So who owns the real estate investments in your portfolio? Do you? Does someone else on your behalf (trustee)? Or does a funky government-created legal person? It makes a difference as it will determine, among other things, who has control and who can make decisions about those real estate assets. Although you might think you own something, if it’s really owned by “your” corporation, it’s legally owned by another “person”. That’s right. A funky government-created legal person (i.e. statutory entity) called a corporation is not “you” and therefore you may have limited powers to deal with the real estate property owned by that company.

There are a couple of ways investors can hold or own real estate assets: as an individual or through a corporate ownership structure (i.e. a corporation). There are others (co-ops for example) but those are rare, and it’s important to remember that a joint venture is not a legal person. In a joint venture, property is owned by an individual or corporation on behalf of others pursuant to the terms of the joint venture agreement.  If you own your real estate via a corporation, you need to know a little bit about how decisions need to be made. The law can be harsh – or it can be helpful. While each provincial jurisdiction has its own statutory regime and regulations, they are all fairly similar. I’ll primarily discuss this topic in the context of Alberta laws with the caveat that you should always consult your lawyer, wherever you are, before going too far.

The Hierarchy

Corporations are owned by shareholders. Shareholders make some decisions on fundamental corporate matters but Directors make most of the regular substantive business decisions. They also usually appoint officers (i.e. President, Secretary, Treasurer), who are given specific day-to-day responsibility to run the business. Shareholders appoint Directors, and Directors appoint Officers.

The Numbers

For Director Decisions: The Business Corporations Acts of various provinces (the “BCA”) typically specifies that a simple majority (greater than 50%) of the Directors who vote on a resolution is required to pass the resolution.

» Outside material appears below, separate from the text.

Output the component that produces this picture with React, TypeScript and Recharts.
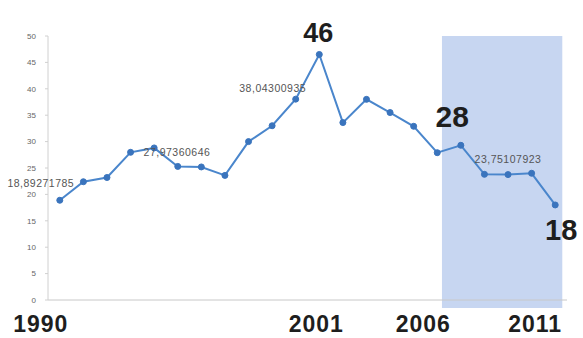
import React from 'react';
import { LineChart, Line, XAxis, YAxis, ReferenceArea, LabelList } from 'recharts';

const years = [1990, 1991, 1992, 1993, 1994, 1995, 1996, 1997, 1998, 1999, 2000, 2001, 2002, 2003, 2004, 2005, 2006, 2007, 2008, 2009, 2010, 2011];
const values = [18.89, 22.4, 23.2, 27.97, 28.8, 25.3, 25.2, 23.6, 30.0, 33.0, 38.04, 46.5, 33.6, 38.0, 35.5, 32.9, 27.9, 29.3, 23.8, 23.75, 24.0, 18.0];
const yTicks = [0, 5, 10, 15, 20, 25, 30, 35, 40, 45, 50];
const yearTickLabels = [1990, 2001, 2006, 2011];
const smallNoteYears = [1990, 1993, 2000, 2009];
const smallNoteTexts = ['18,89271785', '27,97360646', '38,04300935', '23,75107923'];
const bigNoteYears = [2001, 2006, 2011];
const bigNoteTexts = ['46', '28', '18'];
const highlightFrom = 2006.2;
const highlightTo = 2011.3;

const data = years.map((year, i) => ({ year, value: values[i] }));
const bandTicks = [...years.map((y) => y - 0.5), 2011.5];

const smallPlace: Record<number, { dx: number; dy: number; anchor: string }> = {
  1990: { dx: -19, dy: -17, anchor: 'middle' },
  1993: { dx: 13, dy: 0, anchor: 'start' },
  2000: { dx: -23, dy: -11, anchor: 'middle' },
  2009: { dx: 0, dy: -16, anchor: 'middle' },
};
const bigPlace: Record<number, { dx: number; dy: number; size: number }> = {
  2001: { dx: -1, dy: -21, size: 27 },
  2006: { dx: 15, dy: -36, size: 30 },
  2011: { dx: 6, dy: 25, size: 29 },
};

const renderNote = (props: any) => {
  const { x, y, index } = props;
  const year = years[index];
  const si = smallNoteYears.indexOf(year);
  const bi = bigNoteYears.indexOf(year);
  const out: React.ReactNode[] = [];
  if (si >= 0) {
    const p = smallPlace[year];
    out.push(
      <text key="s" x={x + p.dx} y={y + p.dy} textAnchor={p.anchor as any} dominantBaseline="central"
        fontSize={10.5} letterSpacing={0.5} fill="#555" fontFamily="Liberation Sans, Arial, sans-serif">
        {smallNoteTexts[si]}
      </text>
    );
  }
  if (bi >= 0) {
    const p = bigPlace[year];
    out.push(
      <text key="b" x={x + p.dx} y={y + p.dy} textAnchor="middle" dominantBaseline="central"
        fontSize={p.size} fontWeight="bold" fill="#1e1e1e" fontFamily="Liberation Sans, Arial, sans-serif">
        {bigNoteTexts[bi]}
      </text>
    );
  }
  return <g>{out}</g>;
};

const yearDx: Record<number, number> = { 1990: -19, 2001: -3, 2006: -14, 2011: -20 };

const YearTick = (props: any) => {
  const { x, y, payload } = props;
  const v = payload.value;
  return (
    <text x={x + (yearDx[v] ?? 0)} y={y + 8} textAnchor="middle" dominantBaseline="central"
      fontSize={23} letterSpacing={1} fontWeight="bold" fill="#1e1e1e" fontFamily="Liberation Sans, Arial, sans-serif">
      {v}
    </text>
  );
};

export default function App() {
  return (
    <div style={{ position: 'absolute', left: 0, top: 0, width: 583, height: 338, background: '#fff' }}>
      <LineChart width={583} height={338} data={data} margin={{ top: 36, right: 16, left: 0, bottom: 0 }}>
        <ReferenceArea x1={highlightFrom} x2={highlightTo} y1={-1.5} y2={50} ifOverflow="visible"
          fill="#a9c0ea" fillOpacity={0.65} stroke="none" />
        <XAxis dataKey="year" type="number" domain={[1989.5, 2011.5]} ticks={bandTicks}
          tick={false} tickSize={3} stroke="#c8c8c8" height={8} />
        <XAxis xAxisId="labels" dataKey="year" type="number" domain={[1989.5, 2011.5]}
          ticks={yearTickLabels} axisLine={false} tickLine={false} tick={<YearTick />} height={30} />
        <YAxis type="number" domain={[0, 50]} ticks={yTicks} width={48} stroke="#d0d0d0"
          tickSize={3} tickMargin={9} tick={{ fontSize: 8, fill: '#666', fontFamily: 'Liberation Sans, Arial, sans-serif' }} />
        <Line dataKey="value" stroke="#4a86cc" strokeWidth={2} isAnimationActive={false}
          dot={{ r: 3, fill: '#3a74bd', stroke: '#3a74bd', strokeWidth: 1 }}>
          <LabelList dataKey="value" content={renderNote} />
        </Line>
      </LineChart>
    </div>
  );
}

For Shareholder Decisions: The BCA specifies how many Shareholders are required to pass a resolution to authorize a Corporation to do certain acts. Generally, depending on the nature and importance of the decision, the BCA requires one of three degrees or levels of “majority”:

  1. Simple majority (usually referred to in the BCA as “Ordinary Resolution”) is an agreement (resolution) passed by more than 50% of the Shareholders who voted on the matter;
  1. Super majority (sometimes referred to in a BCA as “Special Resolution” or “Exceptional Resolution”) is an agreement (resolution) passed by not less than 2/3 of the Shareholders who voted on the matter (in some jurisdictions the bar is set at 3/4 of the Shareholders);
  1. Unanimity (referred to in the BCA as “Unanimous Resolution”) is an agreement (resolution) passed by all shareholders entitled to vote (or in some cases all Shareholders who voted on the matter).

The Nuances

Although the BCA provides that the various decisions corporations make (through its Directors and/or Shareholders) need one of the three majorities noted above, it also allows those majorities to be INCREASED by one or more of the following documents:

  1. Articles of Incorporation – NOTE: to amend the Articles to increase the majority needed for any particular decision requires a Special Resolution of the Shareholders;
  1. Bylaws – NOTE: to adopt Bylaws, or amend existing Bylaws, requires an Ordinary Resolution of Directors and an Ordinary Resolution of the Shareholders;
  1. Unanimous Shareholder Agreement (“USA”) – NOTE: to adopt an USA, or amend an existing USA, requires a Unanimous Resolution of Shareholders.

The Implications

So for example, if you create Bylaws that state that a certain number of Directors must be present for a Quorum (so that business can only be conducted and decisions made if that quorum exists), and you later discover that the quorum stipulated is too onerous (i.e. you rarely can get the number of Directors together that are required), then all you need is to get a simple majority of the Shareholders (who are present at a meeting properly called) and a simple majority of the Directors (who are present at a meeting properly called) – provided quorum is met for each such meeting – to agree to amend the Bylaws to reduce the number needed for a quorum.

However, if you had entrenched the quorum requirement into the Articles then you would need to get a special resolution passed (2/3 or 3/4 majority) in order to amend the quorum requirement. And if you had entrenched the quorum requirement in a Unanimous Shareholder Agreement then unanimity would be required to change the quorum requirements.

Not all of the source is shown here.